Published at 12:42 7 Sep 2015 by . Last edited 09:30 20 Apr 2016.

The downward pressure on European gas markets continued to relent. Prices saw some modest support from a cold start to September and a couple of short-lived Norwegian outages. Maintenance developments, which saw Emden return and St. Fergus (Vesterled) go out of service until the 22 September, helped shift some of the geographical spreads.

A fair amount of chatter in the market this week concerns the 3.2 bcm auction of winter gas by Gazprom that has attracted some 39 different pre-qualified bidders. Gazprom is confident the gas will have a higher price than that prevailing in its long term contracts. NBP winter gas is currently around 44.55 p/therm, and most bidders are likely to want something of a discount on that price, providing some confirmation of how low contract prices have fallen. The bidding is spread out over four days, and we expect this will result in selling along the curve by successful bidders over the week—providing some downward pressure on winter 15-16 prices.

Another intriguing development last week was the decision by Gazprom and five western European partners (Eon, Engie, BASF, OMV, Shell) to sign a shareholders agreement for the 55 bcm/y Nordstream-2 pipeline. A shareholders agreement does not necessarily translate into a final investment decision (FID), but the project raises some issues for European gas markets. In particular, it appears to enhance the security of supply of the EU, at the expense of the security of supply of Ukraine. It also indicates that Russia still views European gas markets as its core export market, suggesting a future of fairly robust price competition. The project has no real defined timelines associated. It is unclear if a FID will be taken before the project receives regulatory approval in the EU. Such approval has recently been difficult to secure and suggests the project will not by operating any time before 2020.

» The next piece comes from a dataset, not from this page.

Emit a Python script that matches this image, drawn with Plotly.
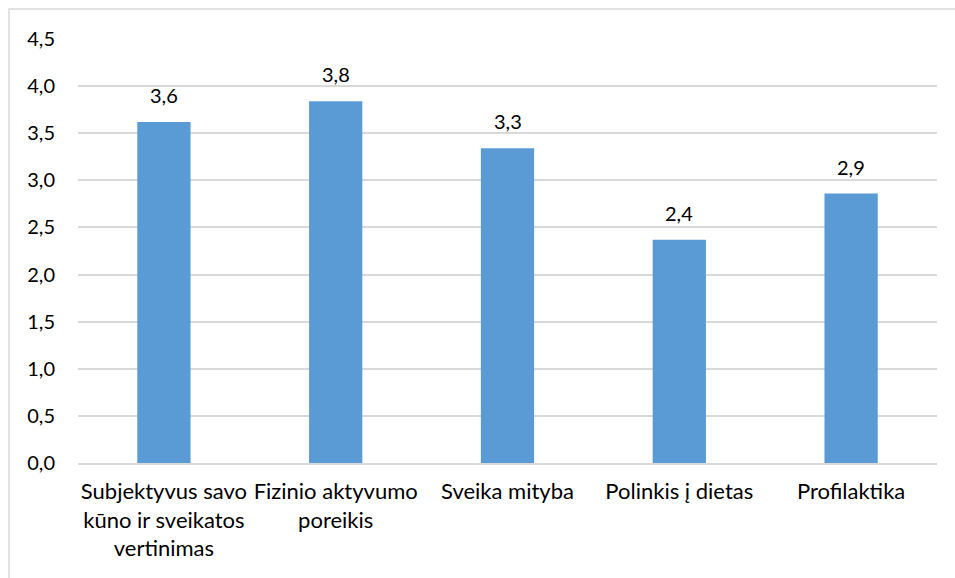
import plotly.graph_objects as go

categories = [
    "Subjektyvus savo<br>kūno ir sveikatos<br>vertinimas",
    "Fizinio aktyvumo<br>poreikis",
    "Sveika mityba",
    "Polinkis į dietas",
    "Profilaktika",
]
values = [3.62, 3.84, 3.34, 2.37, 2.86]
y_ticks = [0.0, 0.5, 1.0, 1.5, 2.0, 2.5, 3.0, 3.5, 4.0, 4.5]

FONT = "Lato"
FS = 20
BAR_COLOR = "#5b9bd5"
GRID_COLOR = "#d9d9d9"

fig = go.Figure(
    go.Bar(
        x=categories,
        y=values,
        marker=dict(color=BAR_COLOR, line=dict(width=0)),
        hoverinfo="skip",
    )
)

# Value labels above each bar, formatted with one decimal
for cat, val in zip(categories, values):
    fig.add_annotation(
        x=cat,
        y=val,
        text=f"{val:.1f}".replace(".", ","),
        showarrow=False,
        yanchor="bottom",
        yshift=13,
        font=dict(family=FONT, size=FS, color="#000000"),
    )

# Plot-area geometry in pixels, used to place the outer frame
W, H = 955, 578
L, R, T, B = 78, 18, 39, 115
pw, ph = W - L - R, H - T - B

fig.update_layout(
    width=W,
    height=H,
    margin=dict(l=L, r=R, t=T, b=B),
    paper_bgcolor="#ffffff",
    plot_bgcolor="#ffffff",
    separators=",.",
    bargap=0.69,
    showlegend=False,
    font=dict(family=FONT, size=FS, color="#000000"),
    xaxis=dict(
        showgrid=False,
        showline=True,
        linecolor=GRID_COLOR,
        linewidth=1.5,
        ticks="",
        ticklabelstandoff=8,
        tickfont=dict(family=FONT, size=22, color="#000000"),
        fixedrange=True,
    ),
    yaxis=dict(
        range=[0, 4.5],
        tickvals=y_ticks,
        tickformat=".1f",
        showgrid=True,
        gridcolor=GRID_COLOR,
        gridwidth=1.5,
        zeroline=False,
        showline=False,
        ticks="",
        ticklabelstandoff=22,
        tickfont=dict(family=FONT, size=FS, color="#000000"),
        fixedrange=True,
    ),
    shapes=[
        dict(
            type="rect",
            xref="paper",
            yref="paper",
            x0=(9 - L) / pw,
            x1=(W + 20 - L) / pw,
            y0=-(H + 20 - T - ph) / ph,
            y1=1 + (T - 9) / ph,
            line=dict(color=GRID_COLOR, width=1.5),
            fillcolor="rgba(0,0,0,0)",
            layer="below",
        )
    ],
)

fig.write_html("out.html")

For the week ahead, there are again more bullish drivers for the NBP than for the continent, with UK temperatures set to be lower and likely to add around 0.06 bcm of demand y/y. The Vesterled outage will continue to constrain supplies, as will an outage at the BBL that runs to Wednesday. The continental balance story is less supportive, as demand will be marginally down y/y. The prompt will have little reason to move outside of the 38-43 p/therm range. But a move back below 40 p/therm seems unlikely, given temperatures that will still feel cool. Along the curve, we expect the winter-15 contracts to come under pressure from the 3.2 bcm of gas being auctioned. Continental contracts should see a bigger impact from the sales, and the NBP October contracts could flip to a premium to the TTF.